Figure scripts:

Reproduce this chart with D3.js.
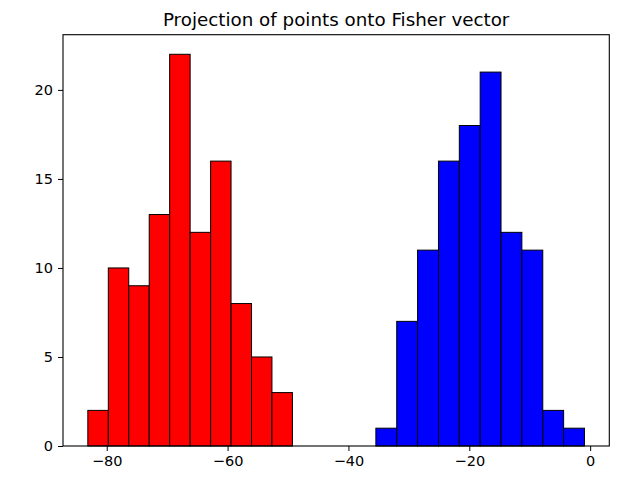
<!DOCTYPE html>
<html>
<head>
<meta charset="utf-8">
<script src="https://cdn.jsdelivr.net/npm/d3@7"></script>
<style>
  body { margin: 0; background: #fff; }
  text { font-family: "DejaVu Sans", sans-serif; fill: #000; }
</style>
</head>
<body>
<div id="chart"></div>
<script>
// Histogram bin edges and counts
const redEdges = [-83.13, -79.74, -76.36, -72.97, -69.59, -66.20, -62.81, -59.43, -56.04, -52.66, -49.27];
const redCounts = [2, 10, 9, 13, 22, 12, 16, 8, 5, 3];
const blueEdges = [-35.46, -32.01, -28.56, -25.10, -21.65, -18.20, -14.75, -11.30, -7.84, -4.39, -0.94];
const blueCounts = [1, 7, 11, 16, 18, 21, 12, 11, 2, 1];
const xTicks = [-80, -60, -40, -20, 0];
const yTicks = [0, 5, 10, 15, 20];

const W = 624, H = 478;
const margin = { top: 34.7, right: 14.7, bottom: 32, left: 63 };
const width = W - margin.left - margin.right;
const height = H - margin.top - margin.bottom;

const svg = d3.select("#chart")
  .append("svg")
  .attr("width", W)
  .attr("height", H);

const g = svg.append("g")
  .attr("transform", `translate(${margin.left}, ${margin.top})`);

// matplotlib-style 5% margins on x
const xmin = d3.min(redEdges.concat(blueEdges));
const xmax = d3.max(redEdges.concat(blueEdges));
const pad = (xmax - xmin) * 0.05;
const x = d3.scaleLinear().domain([xmin - pad, xmax + pad]).range([0, width]);
const ymax = d3.max(redCounts.concat(blueCounts)) * 1.05;
const y = d3.scaleLinear().domain([0, ymax]).range([height, 0]);

function bins(edges, counts) {
  return counts.map((c, i) => ({ x0: edges[i], x1: edges[i + 1], count: c }));
}

// Bars
[[bins(redEdges, redCounts), "#ff0000"], [bins(blueEdges, blueCounts), "#0000ff"]].forEach(([data, color]) => {
  g.append("g")
    .selectAll("rect")
    .data(data)
    .enter()
    .append("rect")
    .attr("x", d => x(d.x0))
    .attr("y", d => y(d.count))
    .attr("width", d => x(d.x1) - x(d.x0))
    .attr("height", d => y(0) - y(d.count))
    .attr("fill", color)
    .attr("stroke", "#000")
    .attr("stroke-width", 1);
});

// Axes
const xAxis = g.append("g")
  .attr("transform", `translate(0, ${height})`)
  .call(d3.axisBottom(x).tickValues(xTicks).tickSize(5).tickPadding(5)
    .tickFormat(d => d < 0 ? "\u2212" + Math.abs(d) : d));
const yAxis = g.append("g")
  .call(d3.axisLeft(y).tickValues(yTicks).tickSize(5).tickPadding(5));

[xAxis, yAxis].forEach(a => {
  a.select(".domain").remove();
  a.selectAll("text").style("font-size", "14.5px").style("font-family", "DejaVu Sans");
  a.selectAll("line").attr("stroke", "#000");
});

// Frame
g.append("rect")
  .attr("width", width)
  .attr("height", height)
  .attr("fill", "none")
  .attr("stroke", "#000")
  .attr("stroke-width", 1.1);

// Title
g.append("text")
  .attr("x", width / 2)
  .attr("y", -9)
  .attr("text-anchor", "middle")
  .style("font-size", "18.3px")
  .text("Projection of points onto Fisher vector");
</script>
</body>
</html>
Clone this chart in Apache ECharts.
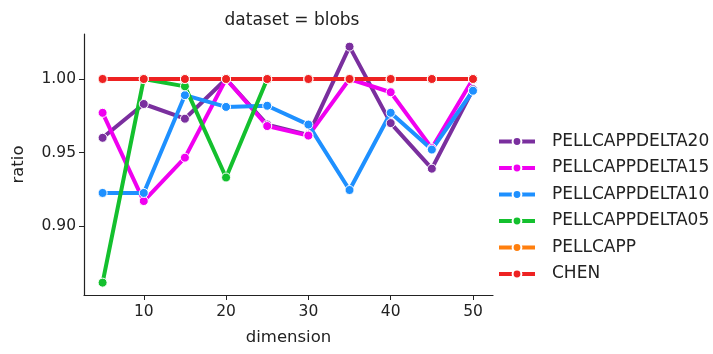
<!DOCTYPE html>
<html>
<head>
<meta charset="utf-8">
<script src="https://cdn.jsdelivr.net/npm/echarts@6/dist/echarts.min.js"></script>
<style>
  html, body { margin: 0; padding: 0; background: #fff; }
  #chart { width: 713px; height: 354px; }
</style>
</head>
<body>
<div id="chart"></div>
<script>
// x values (dimension)
const dims = [5, 10, 15, 20, 25, 30, 35, 40, 45, 50];
const xTicks = [10, 20, 30, 40, 50];
const yTicks = [0.90, 0.95, 1.00];

const delta20 = [0.960, 0.983, 0.973, 1.000, 0.969, 0.962, 1.022, 0.970, 0.939, 0.993];
const delta15 = [0.977, 0.917, 0.9465, 1.000, 0.968, 0.9615, 1.000, 0.991, 0.953, 1.000];
const delta10 = [0.9225, 0.9225, 0.989, 0.981, 0.9818, 0.969, 0.9245, 0.977, 0.952, 0.992];
const delta05 = [0.8615, 1.000, 0.995, 0.933, 1.000, 1.000, 1.000, 1.000, 1.000, 1.000];
const pellcapp = [1, 1, 1, 1, 1, 1, 1, 1, 1, 1];
const chen = [1, 1, 1, 1, 1, 1, 1, 1, 1, 1];

const names = ['PELLCAPPDELTA20', 'PELLCAPPDELTA15', 'PELLCAPPDELTA10', 'PELLCAPPDELTA05', 'PELLCAPP', 'CHEN'];
const colors = ['#7a2f9e', '#f000f0', '#1e90ff', '#14c02e', '#ff7f0e', '#ee2222'];
const values = [delta20, delta15, delta10, delta05, pellcapp, chen];

const font = 'DejaVu Sans';
const chart = echarts.init(document.getElementById('chart'));

const series = names.map((n, i) => ({
  name: n,
  type: 'line',
  data: dims.map((d, j) => [d, values[i][j]]),
  symbol: 'circle',
  symbolSize: 9,
  color: colors[i],
  lineStyle: { width: 4, color: colors[i] },
  itemStyle: { color: colors[i], borderColor: '#fff', borderWidth: 1 },
  emphasis: { disabled: true },
  animation: false
}));

chart.setOption({
  animation: false,
  title: {
    text: 'dataset = blobs',
    left: 287, top: 7, textAlign: 'center',
    textStyle: { fontFamily: font, fontSize: 17, fontWeight: 'normal', color: '#222' }
  },
  grid: { left: 84, top: 34, right: 220, bottom: 59 },
  legend: {
    orient: 'vertical',
    left: 497, top: 133, padding: 0,
    itemWidth: 36, itemHeight: 11, itemGap: 9.5,
    lineStyle: { width: 4 },
    textStyle: { fontFamily: font, fontSize: 17, color: '#222', padding: [0, 0, 0, 12] },
    data: names
  },
  xAxis: {
    type: 'value',
    min: 2.74, max: 52.43,
    name: 'dimension',
    nameLocation: 'middle', nameGap: 34,
    nameTextStyle: { fontFamily: font, fontSize: 16.5, color: '#222' },
    axisLine: { show: true, lineStyle: { color: '#222', width: 1.2 } },
    axisTick: { show: true, length: 5, customValues: xTicks, lineStyle: { color: '#222' } },
    axisLabel: { customValues: xTicks, fontFamily: font, fontSize: 15.5, color: '#222', margin: 9 },
    splitLine: { show: false }
  },
  yAxis: {
    type: 'value',
    min: 0.8531, max: 1.0306,
    name: 'ratio',
    nameLocation: 'middle', nameGap: 57,
    nameTextStyle: { fontFamily: font, fontSize: 16.5, color: '#222' },
    axisLine: { show: true, lineStyle: { color: '#222', width: 1.2 } },
    axisTick: { show: true, length: 5, customValues: yTicks, lineStyle: { color: '#222' } },
    axisLabel: {
      customValues: yTicks, fontFamily: font, fontSize: 15.5, color: '#222', margin: 8,
      formatter: v => v.toFixed(2)
    },
    splitLine: { show: false }
  },
  series: series
});
</script>
</body>
</html>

[TASK GOAL]: How many lines in the entries contain the string "this"? Answer with the number only.

[THE ANSWER]: 2